WHAT YOU HAVE TO DO: Omit the pictures and print exactly the lines of the listing below, starting at the first and ending at the line containing "(0,0) rectangle (982,455);".
___ PROVIDED DATA ___
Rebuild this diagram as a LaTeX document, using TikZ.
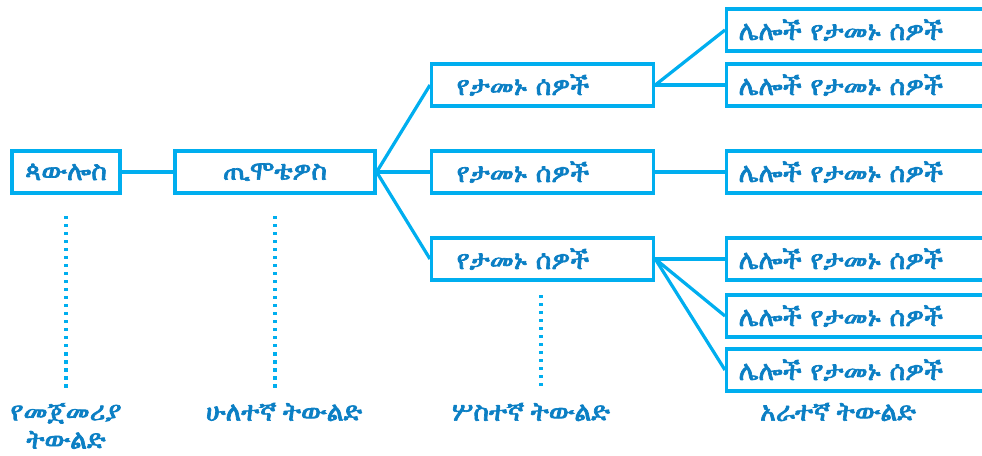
\documentclass[tikz,border=0pt]{standalone}
\usepackage{fontspec}
% pick an installed face that has Ethiopic letters
\newif\ifethfound
\def\ethname{DejaVu Sans}
\newcommand\tryeth[1]{%
  \ifethfound\else
    \IfFontExistsTF{#1}{%
      \font\ethtest="#1" at 10pt
      \iffontchar\ethtest"1230 \global\ethfoundtrue\gdef\ethname{#1}\fi
    }{}%
  \fi}
\tryeth{FreeSans}
\tryeth{FreeSerif}
\tryeth{Abyssinica SIL}
\tryeth{GF Zemen Unicode}
\tryeth{Ethiopia Jiret}
\tryeth{Code2000}
\tryeth{DejaVu Sans}
\tryeth{Unifont}
\newfontfamily\ethfont[FakeBold=2.6]{\ethname}
\definecolor{linecyan}{HTML}{00AEEF}
\definecolor{textblue}{HTML}{0B7FC4}

\begin{document}
\begin{tikzpicture}[x=0.025cm, y=-0.025cm, line width=2.3pt,
    gen/.style={draw=linecyan, text=textblue, minimum height=1.05cm, font=\ethfont\fontsize{19}{20}\selectfont},
    genlabel/.style={text=textblue, align=center, font=\ethfont\fontsize{19}{20}\selectfont},
    link/.style={draw=linecyan},
    gap/.style={draw=linecyan, line width=2.3pt, dash pattern=on 2.3pt off 3.4pt}]
\clip (0,0) rectangle (982,455);

\node[gen, minimum width=2.7cm] (P) at (66,172) {ጳውሎስ};
\node[gen, minimum width=5cm] (T) at (275,172) {ጢሞቴዎስ};
\node[gen, anchor=west, minimum width=5.55cm, text width=4.3cm, inner xsep=0.625cm, align=left] (F1) at (430,85) {የታመኑ ሰዎች};
\node[gen, anchor=west, minimum width=5.55cm, text width=4.3cm, inner xsep=0.625cm, align=left] (F2) at (430,172) {የታመኑ ሰዎች};
\node[gen, anchor=west, minimum width=5.55cm, text width=4.3cm, inner xsep=0.625cm, align=left] (F3) at (430,259) {የታመኑ ሰዎች};
\node[gen, anchor=west, text width=7cm, inner xsep=0.3cm, align=left] (O1) at (725,30) {ሌሎች የታመኑ ሰዎች};
\node[gen, anchor=west, text width=7cm, inner xsep=0.3cm, align=left] (O2) at (725,85) {ሌሎች የታመኑ ሰዎች};
\node[gen, anchor=west, text width=7cm, inner xsep=0.3cm, align=left] (O3) at (725,172) {ሌሎች የታመኑ ሰዎች};
\node[gen, anchor=west, text width=7cm, inner xsep=0.3cm, align=left] (O4) at (725,259) {ሌሎች የታመኑ ሰዎች};
\node[gen, anchor=west, text width=7cm, inner xsep=0.3cm, align=left] (O5) at (725,316) {ሌሎች የታመኑ ሰዎች};
\node[gen, anchor=west, text width=7cm, inner xsep=0.3cm, align=left] (O6) at (725,370) {ሌሎች የታመኑ ሰዎች};

\draw[link] (P) -- (T);
\draw[link] (T.east) -- (F1.west);
\draw[link] (T.east) -- (F2.west);
\draw[link] (T.east) -- (F3.west);
\draw[link] (F1.east) -- (O1.west);
\draw[link] (F1.east) -- (O2.west);
\draw[link] (F2.east) -- (O3.west);
\draw[link] (F3.east) -- (O4.west);
\draw[link] (F3.east) -- (O5.west);
\draw[link] (F3.east) -- (O6.west);

% generation labels
\node[genlabel] (G1) at (66,426) {የመጀመሪያ\\ትውልድ};
\node[genlabel] (G2) at (284,412) {ሁለተኛ ትውልድ};
\node[genlabel] (G3) at (531,412) {ሦስተኛ ትውልድ};
\node[genlabel] (G4) at (838,412) {አራተኛ ትውልድ};

\coordinate (D1) at (66,216);
\coordinate (D2) at (275,216);
\coordinate (D3) at (541,295);
\draw[gap] (D1) -- (D1 |- 0,390);
\draw[gap] (D2) -- (D2 |- 0,390);
\draw[gap] (D3) -- (D3 |- 0,390);
\end{tikzpicture}
\end{document}
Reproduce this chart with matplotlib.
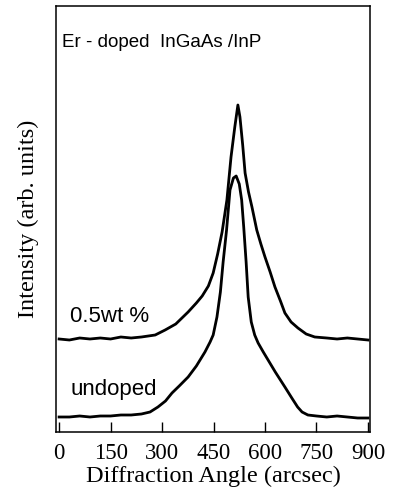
import numpy as np
import matplotlib.pyplot as plt

# courbes (angle en arcsec, intensite en unites arbitraires)
angle_dope = [0, 30, 60, 90, 120, 150, 180, 210, 240, 260, 280, 309, 340, 376, 400,
              417, 435, 449, 462, 475, 489, 501, 512, 521, 527, 535, 542, 552, 562,
              576, 588, 600, 615, 629, 645, 658, 676, 696, 720, 745, 780, 810, 840,
              870, 900]
int_dope = [93, 92, 94, 93, 94, 93, 95, 94, 95, 96, 97, 102, 108, 120, 129,
            136, 146, 159, 178, 200, 232, 275, 305, 327, 315, 287, 259, 240, 225,
            202, 188, 175, 160, 145, 131, 119, 110, 104, 98, 95, 94, 93, 94,
            93, 92]

angle_nondope = [0, 30, 60, 90, 120, 150, 180, 210, 240, 265, 288, 310, 329, 350, 376,
                 400, 425, 440, 449, 460, 470, 478, 488, 498, 508, 516, 525, 532, 538,
                 545, 551, 560, 570, 580, 595, 609, 630, 658, 680, 695, 708, 725, 750,
                 780, 810, 840, 870, 900]
int_nondope = [15, 15, 16, 15, 16, 16, 17, 17, 18, 20, 25, 31, 39, 46, 55,
               66, 80, 90, 97, 115, 140, 170, 202, 242, 254, 256, 248, 232, 205,
               170, 135, 110, 97, 89, 80, 72, 60, 45, 33, 25, 20, 17, 16,
               15, 16, 15, 14, 14]

xticks = [0, 150, 300, 450, 600, 750, 900]

fig = plt.figure(figsize=(3.93, 5.0), dpi=100)
ax = fig.add_axes([0.1425, 0.136, 0.799, 0.852])

ax.plot(angle_dope, int_dope, color="black", linewidth=2)
ax.plot(angle_nondope, int_nondope, color="black", linewidth=2)

ax.set_xlim(-9, 906)
ax.set_ylim(0, 426)
ax.set_xticks(xticks)
ax.set_xticklabels([str(t) for t in xticks], family="Liberation Serif", fontsize=16.5)
ax.set_yticks([])
ax.tick_params(axis="x", direction="in", length=7, width=1, pad=8)
for s in ax.spines.values():
    s.set_linewidth(1.1)

ax.set_xlabel("Diffraction Angle (arcsec)", family="Liberation Serif", fontsize=17.5, labelpad=1)
ax.set_ylabel("Intensity (arb. units)", family="Liberation Serif", fontsize=17.5, labelpad=12)

ax.text(0.02, 0.915, "Er - doped  InGaAs /InP", transform=ax.transAxes,
        family="Liberation Sans", fontsize=13.5, va="center")
ax.text(0.045, 0.27, "0.5wt %", transform=ax.transAxes,
        family="Liberation Sans", fontsize=16, va="center")
ax.text(0.045, 0.10, "undoped", transform=ax.transAxes,
        family="Liberation Sans", fontsize=16, va="center")

plt.savefig("out.png", dpi=100)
___
RESULT:
Rebuild this diagram as a LaTeX document, using TikZ.
\documentclass[tikz,border=0pt]{standalone}
\usepackage{fontspec}
% pick an installed face that has Ethiopic letters
\newif\ifethfound
\def\ethname{DejaVu Sans}
\newcommand\tryeth[1]{%
  \ifethfound\else
    \IfFontExistsTF{#1}{%
      \font\ethtest="#1" at 10pt
      \iffontchar\ethtest"1230 \global\ethfoundtrue\gdef\ethname{#1}\fi
    }{}%
  \fi}
\tryeth{FreeSans}
\tryeth{FreeSerif}
\tryeth{Abyssinica SIL}
\tryeth{GF Zemen Unicode}
\tryeth{Ethiopia Jiret}
\tryeth{Code2000}
\tryeth{DejaVu Sans}
\tryeth{Unifont}
\newfontfamily\ethfont[FakeBold=2.6]{\ethname}
\definecolor{linecyan}{HTML}{00AEEF}
\definecolor{textblue}{HTML}{0B7FC4}

\begin{document}
\begin{tikzpicture}[x=0.025cm, y=-0.025cm, line width=2.3pt,
    gen/.style={draw=linecyan, text=textblue, minimum height=1.05cm, font=\ethfont\fontsize{19}{20}\selectfont},
    genlabel/.style={text=textblue, align=center, font=\ethfont\fontsize{19}{20}\selectfont},
    link/.style={draw=linecyan},
    gap/.style={draw=linecyan, line width=2.3pt, dash pattern=on 2.3pt off 3.4pt}]
\clip (0,0) rectangle (982,455);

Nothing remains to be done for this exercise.